What is the Future of Agricultural Sustainability?

My community tells a story of rural farmlands, dated red barns, and a heavy economic dependence on both agriculture and cement production. I grew up frolicking in neighboring soybean fields, seeing deer prancing through corn and wheat crops, and admiring the vibrant colors of fresh fruits and vegetables in local farmers’ markets. My middle school sat next to one of the largest lime reserves in the township, and the skyline I see every morning from my bus abounds with towering mountains.
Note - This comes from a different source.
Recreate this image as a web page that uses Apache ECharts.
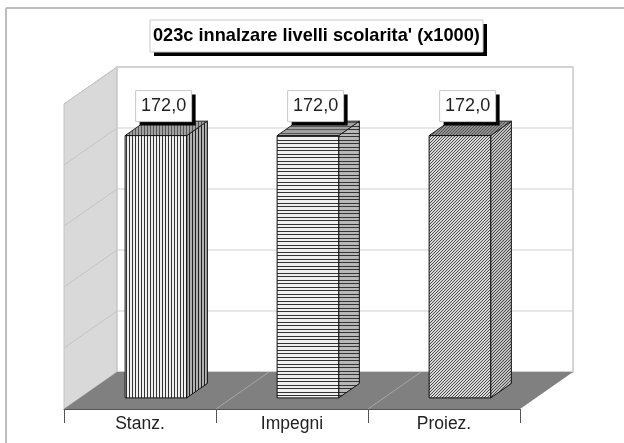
<!DOCTYPE html>
<html>
<head>
<meta charset="utf-8">
<style>
  html, body { margin: 0; padding: 0; background: #fff; }
  #main { width: 624px; height: 443px; }
</style>
<script src="https://cdn.jsdelivr.net/npm/echarts@6/dist/echarts.min.js"></script>
</head>
<body>
<div id="main"></div>
<script>
var titleText = "023c innalzare livelli scolarita' (x1000)";
var categories = ['Stanz.', 'Impegni', 'Proiez.'];
var values = [172.0, 172.0, 172.0];
var valueTicks = [0, 40, 80, 120, 160, 200];

// the fake 3d box: how far the back wall sits from the front plane
var DEPTH_X = 53, DEPTH_Y = -37;
var BAR_NEAR = 0.3, BAR_FAR = 0.69, BAR_WIDTH = 0.405;

function tile(w, h, bg, paint) {
  var c = document.createElement('canvas');
  c.width = w; c.height = h;
  var g = c.getContext('2d');
  g.fillStyle = bg;
  g.fillRect(0, 0, w, h);
  paint(g);
  return { image: c, repeat: 'repeat' };
}
function vert(line, bg) {
  return tile(3, 1, bg, function (g) {
    g.fillStyle = line;
    g.fillRect(0, 0, 1, 1);
  });
}
function horiz(line, bg) {
  return tile(1, 7, bg, function (g) {
    g.fillStyle = line;
    g.fillRect(0, 0, 1, 1);
    g.fillRect(0, 3, 1, 1);
  });
}
function diag(line, bg) {
  return tile(3, 3, bg, function (g) {
    g.fillStyle = line;
    for (var i = 0; i < 3; i++) g.fillRect(2 - i, i, 1, 1);
  });
}
// front, side, top fill for each bar
var barFills = [
  [vert('#333', '#f0f0f0'), vert('#222', '#b0b0b0'), vert('#555', '#a0a0a0')],
  [horiz('#333', '#f0f0f0'), horiz('#333', '#b8b8b8'), horiz('#555', '#a0a0a0')],
  [diag('#4c4c4c', '#d8d8d8'), diag('#4c4c4c', '#c0c0c0'), diag('#555', '#909090')]
];

function poly(points, fill, stroke, width) {
  return {
    type: 'polygon',
    shape: { points: points },
    style: { fill: fill, stroke: stroke || null, lineWidth: width || 1 }
  };
}
function seg(p1, p2, color, width) {
  return {
    type: 'line',
    shape: { x1: p1[0], y1: p1[1], x2: p2[0], y2: p2[1] },
    style: { stroke: color, lineWidth: width || 1 }
  };
}

function renderBox(params, api) {
  var cs = params.coordSys;
  var left = cs.x, right = cs.x + cs.width;
  var floor = api.coord([0, 0])[1], ceil = api.coord([0, valueTicks[valueTicks.length - 1]])[1];
  var kids = [];
  // left wall and back wall
  kids.push(poly([[left, floor], [left, ceil], [left + DEPTH_X, ceil + DEPTH_Y], [left + DEPTH_X, floor + DEPTH_Y]], '#d9d9d9', '#c4c4c4'));
  kids.push(poly([[left + DEPTH_X, floor + DEPTH_Y], [left + DEPTH_X, ceil + DEPTH_Y], [right + DEPTH_X, ceil + DEPTH_Y], [right + DEPTH_X, floor + DEPTH_Y]], '#fff', '#c8c8c8', 1.5));
  valueTicks.forEach(function (v) {
    var y = api.coord([0, v])[1];
    kids.push(seg([left, y], [left + DEPTH_X, y + DEPTH_Y], '#c4c4c4'));
    kids.push(seg([left + DEPTH_X, y + DEPTH_Y], [right + DEPTH_X, y + DEPTH_Y], '#cfcfcf'));
  });
  // floor
  kids.push(poly([[left, floor], [left + DEPTH_X, floor + DEPTH_Y], [right + DEPTH_X, floor + DEPTH_Y], [right, floor]], '#808080'));
  var band = cs.width / categories.length;
  for (var i = 1; i < categories.length; i++) {
    kids.push(seg([left + band * i, floor], [left + band * i + DEPTH_X, floor + DEPTH_Y], '#a6a6a6'));
  }
  return { type: 'group', children: kids };
}

function renderBar(params, api) {
  var idx = api.value(0), val = api.value(1);
  var base = api.coord([idx, 0]), top = api.coord([idx, val]);
  var w = api.size([1, 0])[0] * BAR_WIDTH;
  var nx = DEPTH_X * BAR_NEAR, ny = DEPTH_Y * BAR_NEAR;
  var dx = DEPTH_X * (BAR_FAR - BAR_NEAR), dy = DEPTH_Y * (BAR_FAR - BAR_NEAR);
  var x0 = base[0] - w / 2 + nx, x1 = x0 + w;
  var yb = base[1] + ny, yt = top[1] + ny;
  var fills = barFills[idx];
  var lx = x0 + 10.5, lw = 56, lh = 31, ly = yt - 45;
  return {
    type: 'group',
    children: [
      poly([[x1, yb], [x1, yt], [x1 + dx, yt + dy], [x1 + dx, yb + dy]], fills[1], '#111'),
      poly([[x0, yt], [x1, yt], [x1 + dx, yt + dy], [x0 + dx, yt + dy]], fills[2], '#222'),
      poly([[x0, yb], [x0, yt], [x1, yt], [x1, yb]], fills[0], '#111'),
      { type: 'rect', shape: { x: lx + 4, y: ly + 4, width: lw, height: lh }, style: { fill: '#000' } },
      {
        type: 'rect',
        shape: { x: lx, y: ly, width: lw, height: lh },
        style: { fill: '#fff', stroke: '#c8c8c8', lineWidth: 1 }
      },
      {
        type: 'text',
        style: {
          x: lx + lw / 2, y: ly + lh / 2,
          text: val.toFixed(1).replace('.', ','),
          fill: '#222', align: 'center', verticalAlign: 'middle',
          font: '18px "Liberation Sans", Arial, sans-serif'
        }
      }
    ]
  };
}

var chart = echarts.init(document.getElementById('main'), null, { renderer: 'canvas' });
chart.setOption({
  animation: false,
  backgroundColor: '#fff',
  title: {
    text: titleText,
    left: 153,
    top: 26,
    padding: 0,
    textStyle: {
      fontFamily: '"Liberation Sans", Arial, sans-serif',
      fontSize: 18.2,
      fontWeight: 'bold',
      color: '#000',
      lineHeight: 20
    }
  },
  grid: { left: 64, right: 104, top: 104, bottom: 34 },
  xAxis: {
    type: 'category',
    data: categories,
    z: 5,
    axisLine: { show: true, lineStyle: { color: '#555', width: 1 } },
    axisTick: { show: true, length: 14, lineStyle: { color: '#555', width: 1 } },
    axisLabel: {
      margin: 6,
      color: '#222',
      fontSize: 17.5,
      fontFamily: '"Liberation Sans", Arial, sans-serif'
    }
  },
  yAxis: {
    type: 'value',
    min: valueTicks[0],
    max: valueTicks[valueTicks.length - 1],
    interval: 40,
    show: false
  },
  graphic: [
    { type: 'line', silent: true, shape: { x1: 6, y1: 8, x2: 624, y2: 8 }, style: { stroke: '#bdbdbd', lineWidth: 2 } },
    { type: 'line', silent: true, shape: { x1: 6, y1: 8, x2: 6, y2: 443 }, style: { stroke: '#bdbdbd', lineWidth: 2 } },
    // title box and its hard shadow, the title text sits on top
    { type: 'rect', silent: true, shape: { x: 154, y: 24, width: 333, height: 32 }, style: { fill: '#000' } },
    { type: 'rect', silent: true, shape: { x: 150, y: 20, width: 333, height: 32 }, style: { fill: '#fff', stroke: '#c8c8c8', lineWidth: 1 } }
  ],
  series: [
    { type: 'custom', silent: true, z: 1, clip: false, renderItem: renderBox, data: [[0, 0]], encode: { x: 0, y: 1 } },
    {
      type: 'custom',
      silent: true,
      z: 3,
      clip: false,
      renderItem: renderBar,
      encode: { x: 0, y: 1 },
      data: values.map(function (v, i) { return [i, v]; })
    }
  ]
});
</script>
</body>
</html>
This is rural Slatington of the Lehigh Valley, PA.

The Lehigh Valley: https://www.joc.com/international-logistics/distribution-centers/ny-nj-port-importers-flock-lehigh-valley_20170724.html

While these are fond memories of my childhood, my adolescent years made me aware of growing concerns in the Valley’s local food economy. Specifically, I learned that the Lehigh Valley is experiencing the most severe climate change in Pennsylvania. Since the early 1990s, temperatures have increased by over two degrees Celsius annually. Around me, I saw the rise of urban development that drew in over 140,000 residents but also consumed over 2,200 acres of cropland each year. The revitalization of previously economically-challenged cities of Allentown and Bethlehem brought with it an increasing demand for cement and a consequential escalation in CO2 emissions and other air pollutants. School overcrowding and new public education infrastructure construction exacerbated his industrial demand. In fact, Pennsylvania is the largest producer of annual carbon dioxide (CO2) emissions in the United States, surpassed only by Texas and California.
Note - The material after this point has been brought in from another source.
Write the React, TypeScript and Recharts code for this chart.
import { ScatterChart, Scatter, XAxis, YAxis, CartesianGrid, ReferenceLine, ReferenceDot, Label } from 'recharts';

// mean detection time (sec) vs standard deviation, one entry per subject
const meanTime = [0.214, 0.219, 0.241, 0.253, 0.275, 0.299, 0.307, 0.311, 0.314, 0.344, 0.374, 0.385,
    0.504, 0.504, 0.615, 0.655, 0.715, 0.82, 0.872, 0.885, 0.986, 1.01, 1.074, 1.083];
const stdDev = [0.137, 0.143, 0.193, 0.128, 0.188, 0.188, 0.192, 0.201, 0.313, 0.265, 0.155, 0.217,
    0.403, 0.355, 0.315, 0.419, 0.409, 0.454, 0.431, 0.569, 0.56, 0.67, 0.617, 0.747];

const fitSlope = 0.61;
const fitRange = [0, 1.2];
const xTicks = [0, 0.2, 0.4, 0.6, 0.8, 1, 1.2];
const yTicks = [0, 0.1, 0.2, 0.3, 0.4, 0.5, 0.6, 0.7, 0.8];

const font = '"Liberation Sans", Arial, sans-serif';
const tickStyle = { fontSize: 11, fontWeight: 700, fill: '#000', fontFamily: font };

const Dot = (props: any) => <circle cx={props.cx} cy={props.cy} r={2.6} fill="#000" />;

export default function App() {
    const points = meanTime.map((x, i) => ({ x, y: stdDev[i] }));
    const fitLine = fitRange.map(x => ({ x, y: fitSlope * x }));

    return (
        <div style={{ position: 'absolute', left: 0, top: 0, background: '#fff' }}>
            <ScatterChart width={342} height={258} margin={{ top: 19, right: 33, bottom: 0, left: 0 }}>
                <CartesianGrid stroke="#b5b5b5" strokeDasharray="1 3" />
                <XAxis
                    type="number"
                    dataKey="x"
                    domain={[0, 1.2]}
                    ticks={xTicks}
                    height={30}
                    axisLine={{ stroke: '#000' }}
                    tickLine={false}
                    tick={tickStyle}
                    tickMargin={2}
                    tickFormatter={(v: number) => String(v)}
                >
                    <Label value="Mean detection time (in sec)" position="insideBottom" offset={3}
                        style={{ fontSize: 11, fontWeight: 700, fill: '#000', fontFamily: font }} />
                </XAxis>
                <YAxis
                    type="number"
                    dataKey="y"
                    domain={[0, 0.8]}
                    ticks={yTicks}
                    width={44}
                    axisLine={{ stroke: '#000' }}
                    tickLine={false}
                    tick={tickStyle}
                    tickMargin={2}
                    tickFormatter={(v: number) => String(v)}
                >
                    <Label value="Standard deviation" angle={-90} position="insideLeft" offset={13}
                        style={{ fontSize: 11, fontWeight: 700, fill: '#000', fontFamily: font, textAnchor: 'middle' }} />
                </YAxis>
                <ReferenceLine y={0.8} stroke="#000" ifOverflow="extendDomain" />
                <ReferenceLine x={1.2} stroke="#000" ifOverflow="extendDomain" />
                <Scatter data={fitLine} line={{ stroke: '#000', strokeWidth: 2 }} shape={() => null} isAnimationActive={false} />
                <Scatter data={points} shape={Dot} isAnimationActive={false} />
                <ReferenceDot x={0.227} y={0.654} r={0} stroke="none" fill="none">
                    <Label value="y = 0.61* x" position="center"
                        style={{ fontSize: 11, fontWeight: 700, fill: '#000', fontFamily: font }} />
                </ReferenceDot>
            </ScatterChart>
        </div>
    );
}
Map of CO2 global emissions: https://arstechnica.com/science/2014/09/global-carbon-dioxide-emissions-in-a-map/

While this urbanization has inevitably stimulated employment and manufacturing output, the drawbacks for my agricultural community could not be more apparent. Today, no state funds are being directed toward farmland preservation. Since the mid-1950s, farmable fields have plummeted by nearly 80 percent, leaving only around 46,000 acres to be harvested annually. I have seen those once prosperous wheat, corn, and soybean fields reduced to burnt and dried stalks and leaves. I have seen the growing smog covering those once powerful mountains on the horizon, the topology of the valley trapping these low-residing pollutants.

The future promises only the exacerbation of this crisis, however multi-disciplinary STEM initiatives may hold the key to redress these issues.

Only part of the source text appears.